Suas vidas seriam e serão escrutinadas para sempre, o pecado de ter desafiado o poder tradicional, não será engolido, nisto se insere a questão do “mensalão”. Sem minimizar os fatos ocorridos, o PT (em especial) aceitou o jogo eleitoral como ele é, com caixa dois, sobras de campanhas e montagem de base parlamentar, senão não se ganha eleições e, principalmente, não se governa. Usaram-se as armas para se vencer e governar, nada diferente dos outros 100% governos eleitos em qualquer época, mas o peso de nossos discursos moralistas e contradições, jamais serão esquecidos e cobrados.
Porém, sem entender estas questões vamos fica eternamente na condenação moral, jamais chegaremos ao essencial, que é mudar a lógica de se fazer política no Brasil, mas não apenas aqui, é uma lógica do Kapital, que se reflete em todas as eleições no mundo, quer seja aqui, nas eleições dos EUA ou agora na Alemanha de Merkel.
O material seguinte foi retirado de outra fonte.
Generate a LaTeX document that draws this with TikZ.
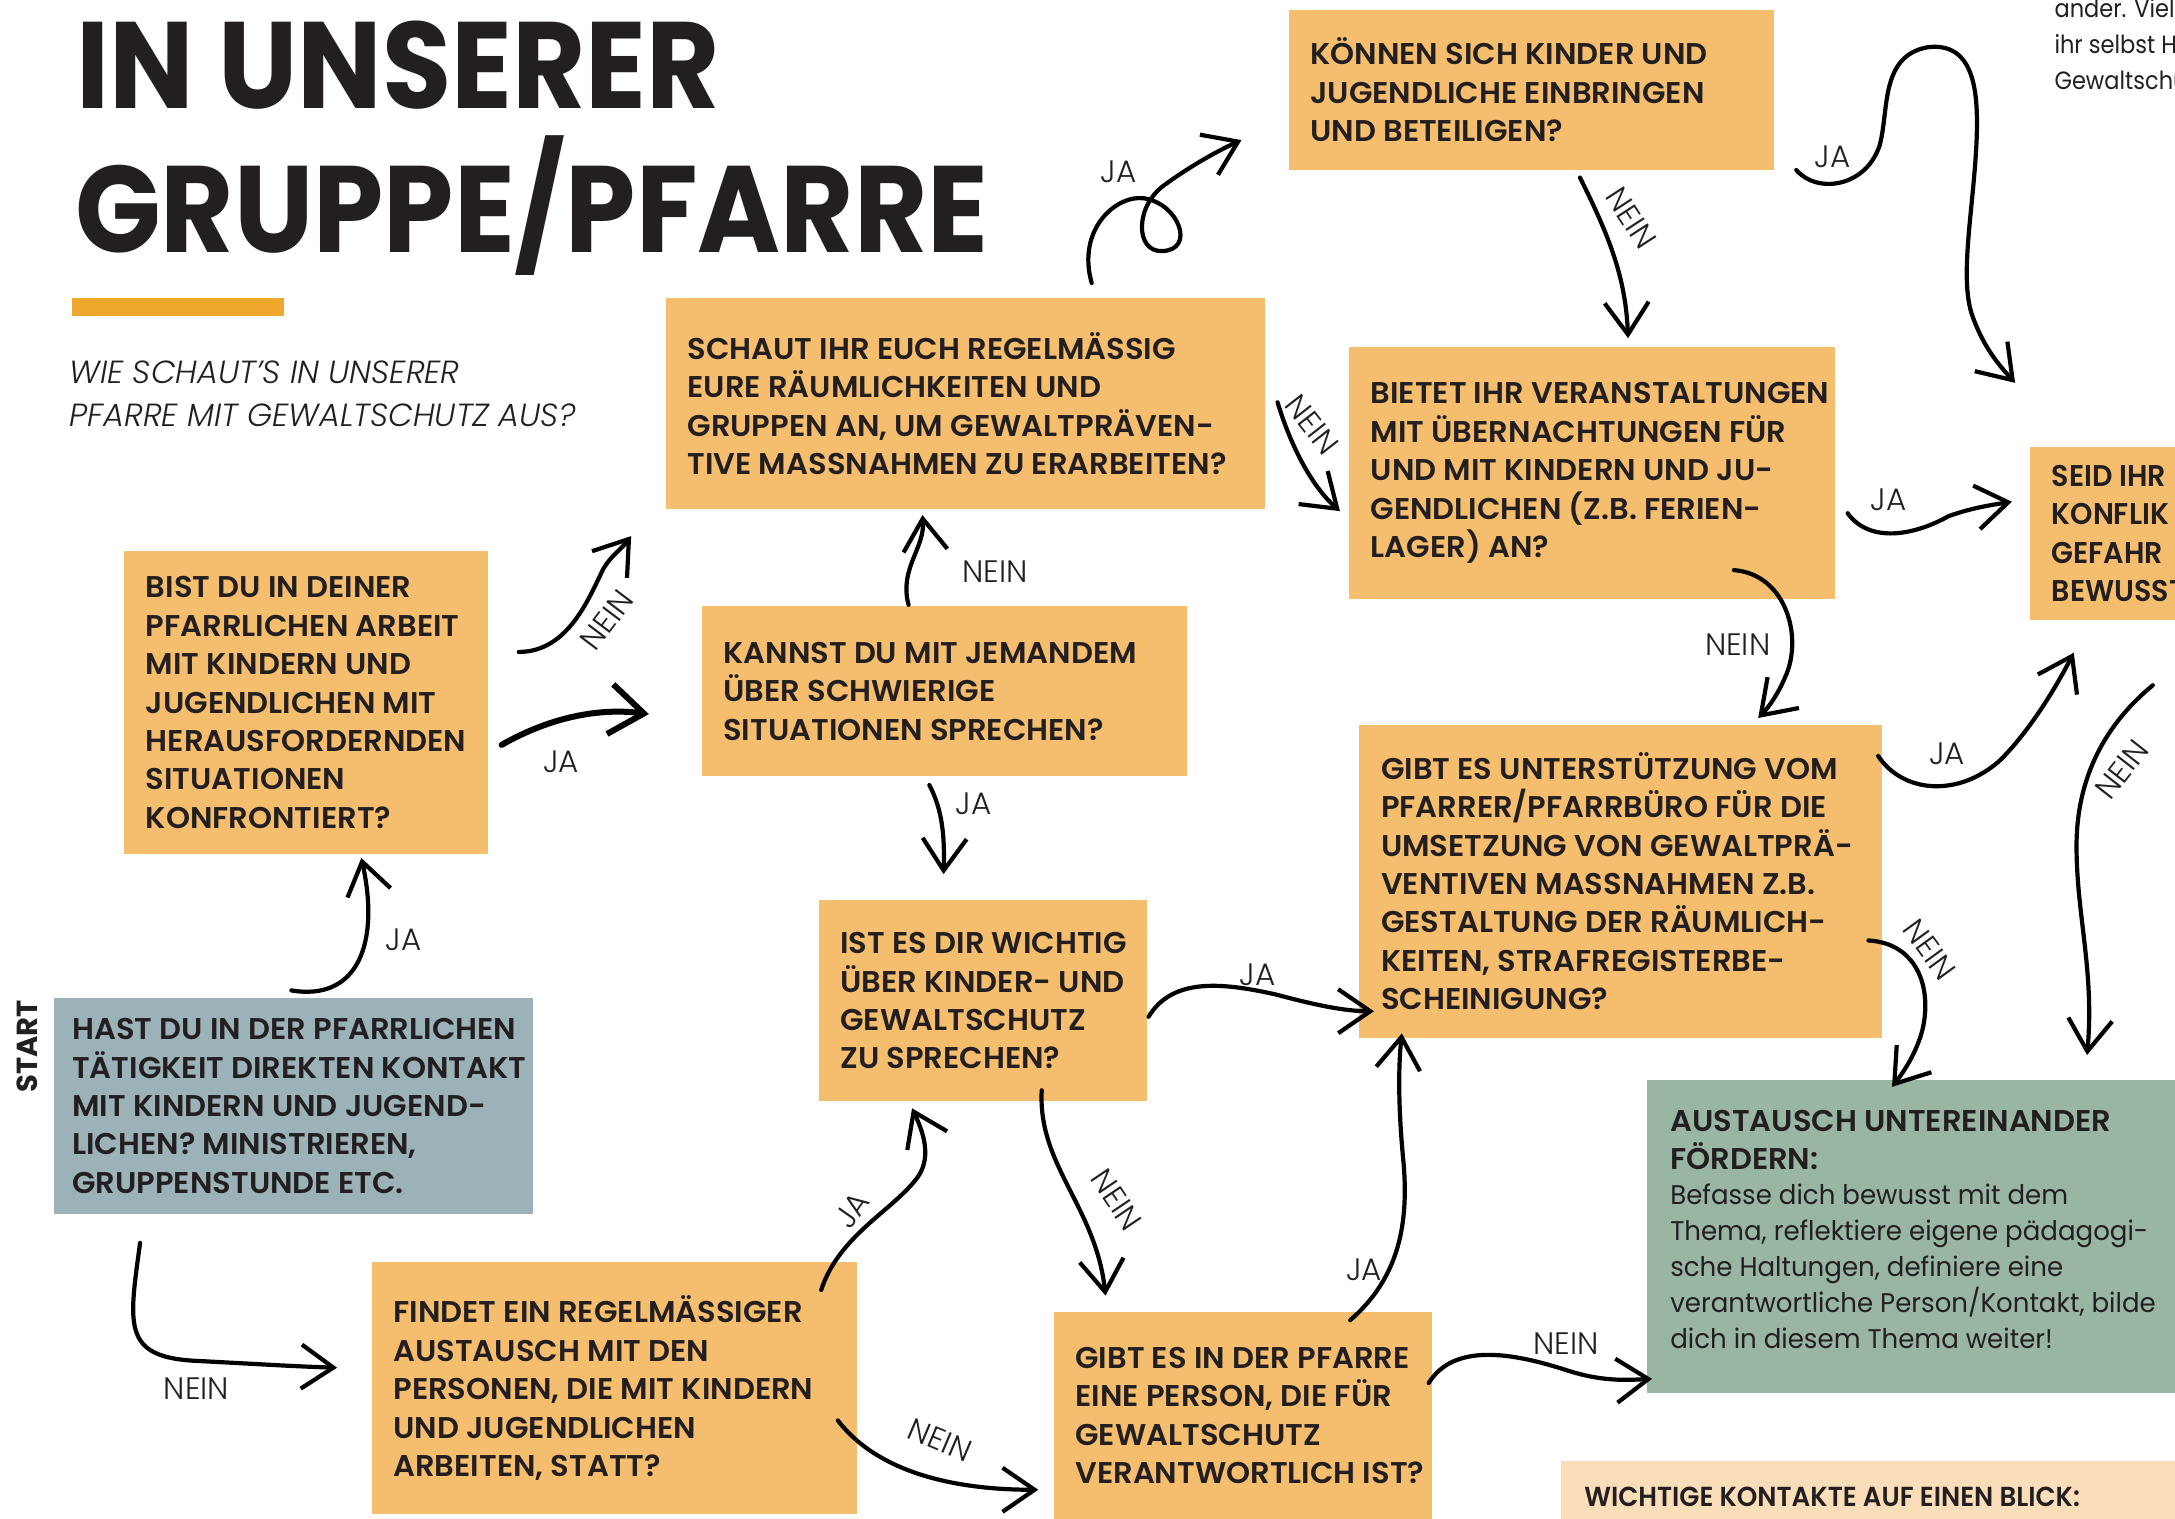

Desprezar estes dados da realidade, em verdade, é abandonar a arena política, assim como fizeram os “indignados” espanhóis, por exemplo, que se negaram a participar do processo eleitoral, acabou por entregar o governo à Direita com uma maioria esmagadora. O governo fraco, corrupto, entreguista e de desmonte do Estado de bem-estar social permaneceu no poder por quatro anos. As lutas se dão em todas as cenas, não somos nós que escolhemos o cenário, muito menos as armas.
A rapidez com que o golpe de estado avançou pode impressionar a maioria, entretanto, os mais atentos devem ter percebido que a mudança de humor, desde junho 2013, representava uma virada histórica que se avizinhava. Aqueles velhos quadros não souberam lidar com o fenômeno insurgente, esquecendo que de igual proporção já havia varrido o Egito, Tunísia, Espanha, Ucrânia, além dos golpes no Paraguai e Honduras, como também a situação de extremo impasse na Venezuela e Argentina.
O esgotamento político era evidente, que nem mesmo a última lufada de ar, a vitória de 2014, pode esconder o quadro de desagregação e falta de perspectiva de enfrentamento ao golpe que avançava a olhos nus. Os golpistas tramavam e destruíam a imagem das principais lideranças, em processos eivados de ilegalidades, com um tribunal de exceção comandado por juiz de primeiro grau, sem que houvesse nenhuma reação.
O Impeachment sem crime é apenas o escracho, escárnio último, como uma pá de cal. Esse medíocre governo golpista pode ser substituído por um mais forte que consolidará o Estado de Exceção, que nos abraça.
É fato que não podemos nos iludir de que haverá qualquer ação coordenada de defesa, tudo se transformou rapidamente, sobram as ações reflexas e heroicas de coletivos que surgiram nesse período e que dão combate, à medida de suas forças, ao golpe.
Uma resistência ainda incipiente, mas fundamental para o momento. Em artigo recente, A Saída de Esquerda e O Fim do Messianismo, aponto para essa perspectiva, não podemos ficar esperando pelos que não virão mais, pois estão alquebrados, cuidando de “seu luto”, se refazendo como cidadãos.
Penso que passou da hora de acreditarmos nos esforços coletivos, sem grandes líderes ou gurus, mas nas pessoas comuns, na soma de inteligências, que com a ajuda da rápida comunicação via redes, nos aproxima e pode nos fortificar.
É apostar no novo, nos coletivos, nas frentes, nas diversidades, ou ficar nas lamentações e/ou eternos balanços, que jamais se chegará a um concesso ou a uma unidade para enfrentar a dura realidade.